By now our readers have learned about the Supreme Court 6-3 decision to side with the Appellate Court decision in King v. Burwell. Most of us breathed a bit easier on Thursday, if at least for the end of uncertainty.
“[The decision] sends a strong signal to people who politically oppose the law that the court understands the law and is not going to tolerate more of this frivolous litigation that tries to destroy the statute by distorting it,” said Abbe Gluck, Yale Law School professor and ACA expert, in an interview Thursday with the Washington Post.
The blanket media coverage encouraged us to read (skim, actually) the majority opinion written by Justice Roberts and the always entertaining Justice Scalia. The following passages, we believe, best represent their positions:
In a democracy, the power to make the law rests with those chosen by the people. Our role is more confined—“to say what the law is.” Marbury v. Madison, 1 Cranch 137, 177 (1803). That is easier in some cases than in others. But in every case we must respect the role of the Legislature, and take care not to undo what it has done. A fair reading of legislation demands a fair understanding of the legislative plan. Congress passed the Affordable Care Act to improve health insurance markets, not to destroy them. If at all possible, we must interpret the Act in a way that is consistent with the former, and avoids the latter. Section 36B can fairly be read consistent with what we see as Congress’s plan, and that is the reading we adopt.

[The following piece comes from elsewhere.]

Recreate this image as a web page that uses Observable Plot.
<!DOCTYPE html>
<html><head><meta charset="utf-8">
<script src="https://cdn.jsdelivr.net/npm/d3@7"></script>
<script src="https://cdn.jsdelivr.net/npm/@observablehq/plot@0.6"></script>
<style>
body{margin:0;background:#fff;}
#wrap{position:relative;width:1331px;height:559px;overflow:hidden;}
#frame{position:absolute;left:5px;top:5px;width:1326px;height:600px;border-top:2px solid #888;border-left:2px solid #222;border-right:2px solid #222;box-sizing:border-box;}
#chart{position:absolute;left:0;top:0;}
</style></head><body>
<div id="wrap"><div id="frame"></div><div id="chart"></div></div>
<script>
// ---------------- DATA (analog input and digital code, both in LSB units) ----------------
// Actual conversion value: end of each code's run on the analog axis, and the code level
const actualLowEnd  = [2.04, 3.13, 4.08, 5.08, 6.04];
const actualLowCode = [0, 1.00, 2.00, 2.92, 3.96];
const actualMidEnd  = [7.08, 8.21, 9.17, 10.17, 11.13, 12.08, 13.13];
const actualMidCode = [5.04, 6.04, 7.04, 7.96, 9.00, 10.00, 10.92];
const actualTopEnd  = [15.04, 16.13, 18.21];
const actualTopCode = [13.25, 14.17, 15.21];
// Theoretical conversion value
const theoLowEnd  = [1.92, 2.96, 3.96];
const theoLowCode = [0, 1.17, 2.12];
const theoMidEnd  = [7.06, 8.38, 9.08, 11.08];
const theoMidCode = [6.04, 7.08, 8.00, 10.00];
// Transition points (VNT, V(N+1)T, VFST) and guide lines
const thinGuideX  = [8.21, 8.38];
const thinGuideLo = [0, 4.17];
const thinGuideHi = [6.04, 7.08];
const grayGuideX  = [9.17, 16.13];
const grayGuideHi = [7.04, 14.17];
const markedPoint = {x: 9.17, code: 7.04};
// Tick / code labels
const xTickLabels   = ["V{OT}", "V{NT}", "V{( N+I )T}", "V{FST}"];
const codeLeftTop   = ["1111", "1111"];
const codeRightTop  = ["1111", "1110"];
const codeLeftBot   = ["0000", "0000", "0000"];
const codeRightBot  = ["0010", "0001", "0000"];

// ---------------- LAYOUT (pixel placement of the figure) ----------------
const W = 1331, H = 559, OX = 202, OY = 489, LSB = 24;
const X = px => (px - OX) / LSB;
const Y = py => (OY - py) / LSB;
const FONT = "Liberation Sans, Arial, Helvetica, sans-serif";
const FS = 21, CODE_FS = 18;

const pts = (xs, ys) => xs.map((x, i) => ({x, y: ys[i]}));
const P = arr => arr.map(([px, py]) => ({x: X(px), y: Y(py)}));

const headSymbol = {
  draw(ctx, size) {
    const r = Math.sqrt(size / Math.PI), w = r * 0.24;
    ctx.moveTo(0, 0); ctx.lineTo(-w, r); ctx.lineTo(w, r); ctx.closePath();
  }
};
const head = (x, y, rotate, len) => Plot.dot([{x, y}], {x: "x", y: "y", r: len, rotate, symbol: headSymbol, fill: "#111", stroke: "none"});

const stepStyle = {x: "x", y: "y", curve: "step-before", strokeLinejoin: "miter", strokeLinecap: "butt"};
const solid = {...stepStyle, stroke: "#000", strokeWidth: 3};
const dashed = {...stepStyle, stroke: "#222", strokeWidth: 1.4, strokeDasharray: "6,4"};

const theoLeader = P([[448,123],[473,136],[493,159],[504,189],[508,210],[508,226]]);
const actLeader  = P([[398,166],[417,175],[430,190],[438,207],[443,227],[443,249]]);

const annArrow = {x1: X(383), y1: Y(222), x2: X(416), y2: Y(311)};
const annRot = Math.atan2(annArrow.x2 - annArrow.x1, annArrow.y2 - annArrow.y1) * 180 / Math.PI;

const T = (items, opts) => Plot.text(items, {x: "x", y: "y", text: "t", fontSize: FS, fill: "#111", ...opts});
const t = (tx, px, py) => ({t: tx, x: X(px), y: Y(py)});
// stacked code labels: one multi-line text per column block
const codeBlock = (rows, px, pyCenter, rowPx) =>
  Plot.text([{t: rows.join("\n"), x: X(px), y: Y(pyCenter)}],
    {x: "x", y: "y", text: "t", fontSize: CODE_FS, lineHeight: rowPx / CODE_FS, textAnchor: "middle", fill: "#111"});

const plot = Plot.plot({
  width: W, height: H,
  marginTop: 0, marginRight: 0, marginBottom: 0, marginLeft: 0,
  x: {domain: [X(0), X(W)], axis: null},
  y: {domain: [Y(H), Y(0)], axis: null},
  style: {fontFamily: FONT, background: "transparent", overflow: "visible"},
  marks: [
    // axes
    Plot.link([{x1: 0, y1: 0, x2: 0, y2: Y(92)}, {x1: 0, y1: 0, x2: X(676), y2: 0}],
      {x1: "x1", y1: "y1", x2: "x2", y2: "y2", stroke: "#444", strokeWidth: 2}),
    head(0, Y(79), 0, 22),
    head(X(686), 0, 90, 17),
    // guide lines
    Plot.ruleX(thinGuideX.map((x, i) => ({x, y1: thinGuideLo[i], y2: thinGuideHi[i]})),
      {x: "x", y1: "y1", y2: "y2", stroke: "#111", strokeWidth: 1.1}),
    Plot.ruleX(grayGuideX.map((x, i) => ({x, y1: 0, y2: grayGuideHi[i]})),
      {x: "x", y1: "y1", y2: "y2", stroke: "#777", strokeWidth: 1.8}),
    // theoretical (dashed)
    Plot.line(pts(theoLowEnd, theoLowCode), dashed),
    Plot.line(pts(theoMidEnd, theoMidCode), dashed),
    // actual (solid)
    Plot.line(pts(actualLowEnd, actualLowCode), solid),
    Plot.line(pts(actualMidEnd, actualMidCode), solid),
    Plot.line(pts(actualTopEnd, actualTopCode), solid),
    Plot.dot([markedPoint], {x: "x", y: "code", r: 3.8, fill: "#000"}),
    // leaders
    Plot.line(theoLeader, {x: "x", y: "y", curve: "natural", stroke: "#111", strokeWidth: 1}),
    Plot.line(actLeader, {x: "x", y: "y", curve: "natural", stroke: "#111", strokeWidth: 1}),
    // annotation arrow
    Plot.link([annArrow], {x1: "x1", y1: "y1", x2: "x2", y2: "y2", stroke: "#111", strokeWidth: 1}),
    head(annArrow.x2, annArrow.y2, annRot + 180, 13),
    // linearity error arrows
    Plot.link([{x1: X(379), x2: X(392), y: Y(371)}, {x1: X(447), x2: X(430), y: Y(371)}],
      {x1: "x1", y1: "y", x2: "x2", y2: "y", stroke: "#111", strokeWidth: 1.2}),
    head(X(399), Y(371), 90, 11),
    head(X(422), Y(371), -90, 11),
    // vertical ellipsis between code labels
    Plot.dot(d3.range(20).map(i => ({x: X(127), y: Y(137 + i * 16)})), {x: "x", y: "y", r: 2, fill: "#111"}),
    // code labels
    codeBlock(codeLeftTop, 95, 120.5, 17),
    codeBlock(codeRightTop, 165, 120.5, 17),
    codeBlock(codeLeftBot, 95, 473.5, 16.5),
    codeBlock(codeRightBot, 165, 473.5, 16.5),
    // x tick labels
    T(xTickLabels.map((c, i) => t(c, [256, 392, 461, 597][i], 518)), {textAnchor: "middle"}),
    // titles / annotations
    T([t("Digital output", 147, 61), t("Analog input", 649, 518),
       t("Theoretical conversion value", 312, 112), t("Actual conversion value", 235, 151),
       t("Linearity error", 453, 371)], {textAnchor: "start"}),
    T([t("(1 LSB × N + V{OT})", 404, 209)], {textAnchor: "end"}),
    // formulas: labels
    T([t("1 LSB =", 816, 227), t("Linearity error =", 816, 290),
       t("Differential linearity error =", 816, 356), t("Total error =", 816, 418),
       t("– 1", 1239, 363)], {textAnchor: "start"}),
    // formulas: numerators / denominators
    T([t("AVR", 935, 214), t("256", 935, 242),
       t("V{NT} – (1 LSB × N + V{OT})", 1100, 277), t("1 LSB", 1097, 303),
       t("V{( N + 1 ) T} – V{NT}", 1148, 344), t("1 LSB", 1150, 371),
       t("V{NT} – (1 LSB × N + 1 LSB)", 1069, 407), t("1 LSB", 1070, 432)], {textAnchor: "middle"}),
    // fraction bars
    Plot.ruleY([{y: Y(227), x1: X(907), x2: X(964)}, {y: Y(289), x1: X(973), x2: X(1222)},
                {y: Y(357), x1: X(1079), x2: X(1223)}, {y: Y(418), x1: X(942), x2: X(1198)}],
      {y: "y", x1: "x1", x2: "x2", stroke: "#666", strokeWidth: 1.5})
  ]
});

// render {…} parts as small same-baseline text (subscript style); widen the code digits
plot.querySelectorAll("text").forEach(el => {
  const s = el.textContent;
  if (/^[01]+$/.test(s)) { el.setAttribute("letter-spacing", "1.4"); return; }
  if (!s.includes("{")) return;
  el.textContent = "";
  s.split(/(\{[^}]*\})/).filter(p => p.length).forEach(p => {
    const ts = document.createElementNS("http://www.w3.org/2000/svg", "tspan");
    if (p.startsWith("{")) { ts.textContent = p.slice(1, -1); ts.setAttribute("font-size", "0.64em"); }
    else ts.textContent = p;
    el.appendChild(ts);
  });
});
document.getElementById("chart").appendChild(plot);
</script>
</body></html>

Under all the usual rules of interpretation, in short, the Government should lose this case. But normal rules of interpretation seem always to yield to the overriding principle of the present Court: The Affordable Care Act must be saved…Perhaps the Patient Protection and Affordable Care Act will attain the enduring status of the Social Security Act or the Taft-Hartley Act; perhaps not. But this Court’s two decisions on the Act will surely be remembered through the years. The somersaults of statutory interpretation they have performed (“penalty” means tax, “further [Medicaid] payments to the State” means only incremental Medicaid payments to the State, “established by the State” means not established by the State) will be cited by litigants endlessly, to the confusion of honest jurisprudence. And the cases will publish forever the discouraging truth that the Supreme Court of the United States favors some laws over others, and is prepared to do whatever it takes to uphold and assist its favorites.
Payers and providers should be pleased with the resulting decision, as this means, at the very least, they can keep the patients added through subsidies on the exchanges. Shares in Community Health Systems rose 19 percent and Tenet climbed 21 percent on the news. Aetna, Cigna and UnitedHealthcare shares all closed Thursday with substantial gains.
With the matter settled, at least as far as the Supreme Court is concerned, Congress turned to the power of the purse: on Friday the Senate Appropriations Committee set forth a bill that will cut $3.6 billion in funding for the Department of Health and Human Services, Department of Labor and the Department of Education. Those cuts include a $251 million in funding for the Centers for Disease Control and Prevention.
The bill also blocks funding for discretionary spending for state-based exchanges, blocks funding for the ACA’s Risk Corridor program (a temporary premium stabilization measure) and blocks budget increases for several health and education programs.